BS in Civil &amp; Environmental Eng'g

FE - General

PE - Civil (Transpo PM)

-Ray


----------



## achristie (Jun 28, 2007)

I did both architecture and engineering. Finally decided on engineering...

BS - Civil/Structural

BA - Architecture

MS - Structural

Just took Structural PE....


----------



## VA_Env_Engr (Jun 28, 2007)

Did not cross disciplines

BS Civil Engineering

MS Environmental Engineering

PE in Environmental Engineering


----------



## robby (Jun 28, 2007)

Crossed from undergrad:

BS - Chemical Engineering (1991)

MS - Civil &amp; Environmental Engineering (2001)

FE - General (2003)

PE - Environmental Engineering (passed April 2007)

I'm considering taking the PE exam in Civil (Enviro depth) next year. I'd have to learn Structures and Transportation for the morning, though.


----------



## JRO (Jun 29, 2007)

I crossed:

Degree: BS ChE (1988)

Exams:

EIT - General (I guess) (1988)

PE - Environmental Engineering (passed October 2006)


----------



## Waterboy (Jun 29, 2007)

BS CE (Enviro Emphasis)

FE: Civil/Enviro

PE: Civil/ Water Resources

Hard decision between taking Water Resources or Enviro in PM


----------



## north6633 (Jun 29, 2007)

BS Mining Engineering

PE: Civil/Transpo


----------



## grover (Jul 2, 2007)

BS: Engineering Science, focus on materials and structural analysis but with my thesis in MEMS &amp; semiconductors.

FE was easy, heh.

PE in EE: Power. That was harder. In my state (VA), there's no restriction to discipline, so you can pass any module and practice in any engineering field, which works out well for me.


----------



## RIP - VTEnviro (Jul 2, 2007)

robby said:


> I'm considering taking the PE exam in Civil (Enviro depth) next year. I'd have to learn Structures and Transportation for the morning, though.

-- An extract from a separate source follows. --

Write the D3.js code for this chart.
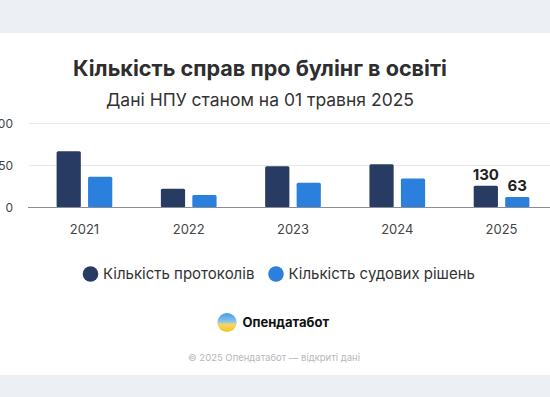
<!DOCTYPE html>
<html>
<head>
<meta charset="utf-8">
<script src="https://cdn.jsdelivr.net/npm/d3@7"></script>
<style>
  html, body { margin: 0; padding: 0; background: #fff; }
  svg { display: block; font-family: Inter, "Noto Sans", sans-serif; }
</style>
</head>
<body>
<div id="chart"></div>
<script>
const years = ['2021', '2022', '2023', '2024', '2025'];
const series = ['Кількість протоколів', 'Кількість судових рішень'];
const protocols = [335, 112, 245, 257, 130];
const decisions = [183, 74, 148, 172, 63];
const yTicks = [0, 250, 500];
const colors = ['#283b62', '#2b7fdd'];

const width = 550;
const height = 397;

const svg = d3.select('#chart').append('svg')
  .attr('width', width)
  .attr('height', height);

// grey page bands top and bottom
svg.append('rect').attr('x', 0).attr('y', 0).attr('width', width).attr('height', 33).attr('fill', '#eceff3');
svg.append('rect').attr('x', 0).attr('y', 375).attr('width', width).attr('height', 22).attr('fill', '#eceff3');

svg.append('text')
  .attr('x', 260).attr('y', 76)
  .attr('text-anchor', 'middle')
  .attr('font-size', 21.6).attr('font-weight', 700)
  .attr('fill', '#2e2e2e')
  .text('Кількість справ про булінг в освіті');

svg.append('text')
  .attr('x', 260).attr('y', 106)
  .attr('text-anchor', 'middle')
  .attr('font-size', 17.5)
  .attr('fill', '#333')
  .text('Дані НПУ станом на 01 травня 2025');

const x0 = d3.scaleBand().domain(years).range([8, 578]).padding(0.466);
const x1 = d3.scaleBand().domain(series).range([0, x0.bandwidth()]).paddingInner(0.23);
const y = d3.scaleLinear().domain([0, 500]).range([207.5, 123.5]);

// grid
svg.append('g')
  .selectAll('line')
  .data(yTicks.filter(d => d > 0))
  .enter().append('line')
  .attr('x1', 29).attr('x2', width)
  .attr('y1', d => y(d)).attr('y2', d => y(d))
  .attr('stroke', '#e6e8eb')
  .attr('stroke-width', 1);

// tick labels are cut by the left edge, as in the screenshot
svg.append('g')
  .selectAll('text')
  .data(yTicks)
  .enter().append('text')
  .attr('x', 13)
  .attr('y', d => y(d))
  .attr('dy', '0.35em')
  .attr('text-anchor', 'end')
  .attr('font-size', 12)
  .attr('fill', '#444')
  .text(d => d);

const rows = years.map((yr, i) => ({ year: yr, values: [protocols[i], decisions[i]] }));

const groups = svg.append('g')
  .selectAll('g')
  .data(rows)
  .enter().append('g')
  .attr('transform', d => `translate(${x0(d.year)},0)`);

groups.selectAll('rect')
  .data(d => d.values.map((v, j) => ({ key: series[j], value: v, j })))
  .enter().append('rect')
  .attr('x', d => x1(d.key))
  .attr('y', d => y(d.value))
  .attr('width', x1.bandwidth())
  .attr('height', d => y(0) - y(d.value))
  .attr('rx', 1.5)
  .attr('fill', d => colors[d.j]);

// value labels only on the last year
const last = rows[rows.length - 1];
svg.append('g')
  .selectAll('text')
  .data(last.values.map((v, j) => ({ key: series[j], value: v })))
  .enter().append('text')
  .attr('x', d => x0(last.year) + x1(d.key) + x1.bandwidth() / 2)
  .attr('y', d => y(d.value) - 6)
  .attr('text-anchor', 'middle')
  .attr('font-size', 15).attr('font-weight', 700)
  .attr('fill', '#222')
  .text(d => d.value);

// baseline
svg.append('line')
  .attr('x1', 28).attr('x2', width)
  .attr('y1', y(0)).attr('y2', y(0))
  .attr('stroke', '#8a8d93')
  .attr('stroke-width', 1);

svg.append('g')
  .selectAll('text')
  .data(years)
  .enter().append('text')
  .attr('x', d => x0(d) + x0.bandwidth() / 2)
  .attr('y', 229)
  .attr('dy', '0.35em')
  .attr('text-anchor', 'middle')
  .attr('font-size', 13)
  .attr('fill', '#444')
  .text(d => d);

// legend
const legendX = [90.5, 276];
const legend = svg.append('g')
  .selectAll('g')
  .data(series)
  .enter().append('g')
  .attr('transform', (d, i) => `translate(${legendX[i]},274)`);
legend.append('circle').attr('r', 7.8).attr('fill', (d, i) => colors[i]);
legend.append('text')
  .attr('x', 12.5).attr('dy', '0.35em')
  .attr('font-size', 15)
  .attr('fill', '#333')
  .text(d => d);

// logo
const defs = svg.append('defs');
const grad = defs.append('linearGradient').attr('id', 'logoGrad').attr('x1', 0).attr('y1', 0).attr('x2', 0).attr('y2', 1);
grad.append('stop').attr('offset', '0%').attr('stop-color', '#3d9be9');
grad.append('stop').attr('offset', '45%').attr('stop-color', '#8cc3e8');
grad.append('stop').attr('offset', '60%').attr('stop-color', '#f3d66a');
grad.append('stop').attr('offset', '100%').attr('stop-color', '#f5c518');
svg.append('circle').attr('cx', 227).attr('cy', 322.5).attr('r', 9.6).attr('fill', 'url(#logoGrad)');
svg.append('text')
  .attr('x', 242.5).attr('y', 322.5).attr('dy', '0.35em')
  .attr('font-size', 13).attr('font-weight', 700)
  .attr('fill', '#111')
  .text('Опендатабот');

svg.append('text')
  .attr('x', 274).attr('y', 357.5).attr('dy', '0.35em')
  .attr('text-anchor', 'middle')
  .attr('font-size', 9.5)
  .attr('fill', '#b5b7bb')
  .text('© 2025 Опендатабот — відкриті дані');
</script>
</body>
</html>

I may do something similar. I work more in civil with an envl slant than hardcore envl. I took the Envl PE though because that's what my Master's is in and I was fresh outta grad school when I started studying. I figured get the PE, and take the other later if necessary.


----------



## kathik (Jul 2, 2007)

BS = Chemical Engineering

MS = Environmental (starting this fall)

EIT = Chemical

PE = Environmental

I work mostly mechanical / environmental / water treatment since getting out of school in 2001. So, the PE in environmental seemed like the best fit. Guess I should find out soon. (Still waiting in Maryland.)


----------



## maryannette (Jul 2, 2007)

Not only did I cross, I'm crossing back. And, I didn't finish my degree. I went to NCSU for 3 years in Civil, worked in Civil for several years doing design under a PE. Then, I crossed to Mechanical, new product design. I passed EIT and took PE in Mechanical 3 times. Waited about 12 more years and decided to take PE again. I knew I needed a review course and the only available for me was in Civil. Since I had been in Civil and had a desire to return to Civil, I convinced the board to let me sit for Civil exam. I passed. Would I have passed Mechanical 4th time? Don't know, but I'm looking forward to going back into Civil. In many ways, I think engineering is engineering. I have a good deal of valuable project management experience that can work in any discipline.


----------